The view from Jessica's Cape Town cottage

But even the gauche construction cannot detract from what’s on offer in and around Betty’s Bay. The Harold Porter National Botanical Gardens stretch from mountain to sea, offering stunning examples of local vegetation, including proteas, restios and more than 50 species of ericas. Between October and February’s flowering season, gladioli, watsonias and rare red disas are in full bloom, while 1,600 other plant species can be found within the reserve. “The Botanical Garden is spectacular with dramatic walks up Leopard’s Kloof. It has a series of waterfalls and pools where we loved to swim as children,” Jessica says.
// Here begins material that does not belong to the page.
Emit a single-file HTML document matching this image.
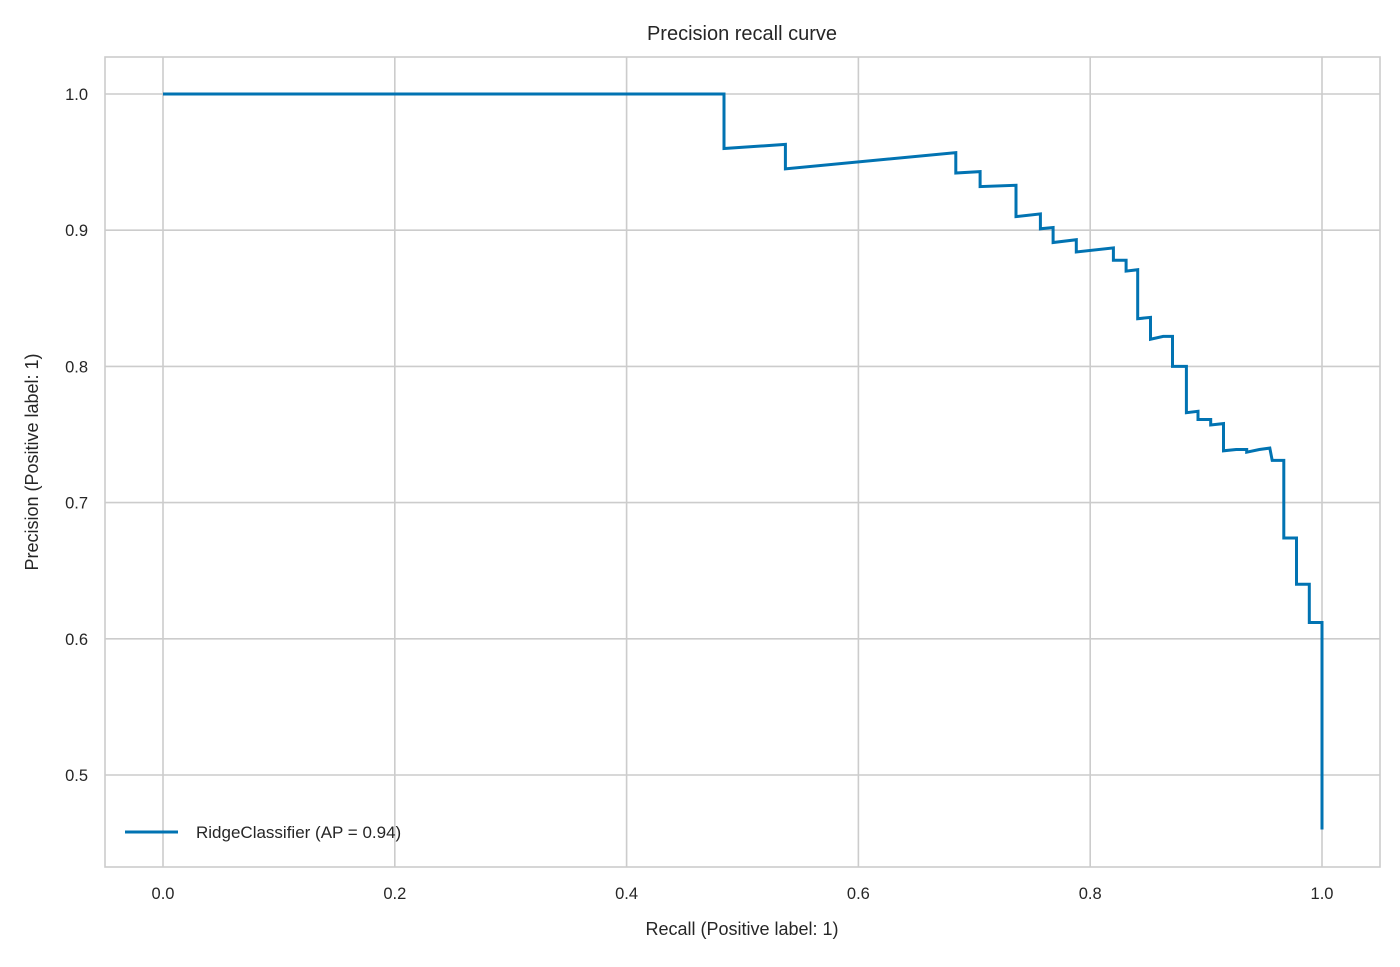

The region’s fauna is impressive, too. Since the 1976 ban on whaling, the number of southern right and humpback whales visiting the area’s numerous bays to mate and give birth has only continued to grow. Brydes, orca whales, and dolphins can also be seen from land and the area is home to one of only three breeding colonies of jackass penguin in mainland South Africa.

“For a time, as a teenager, I didn’t think it was a cool place to go,” Jessica says. “It’s very quiet and there are  more popular spots along the coast between Cape Town and Port Elizabeth.” At a cottage that offers everything from surfing and sandboarding to watching for whales and diving for crayfish, her teenage reluctance may be hard to fathom. But after relocating to Nairobi, Kenya, Jessica fully appreciates all her visits to Betty’s Bay.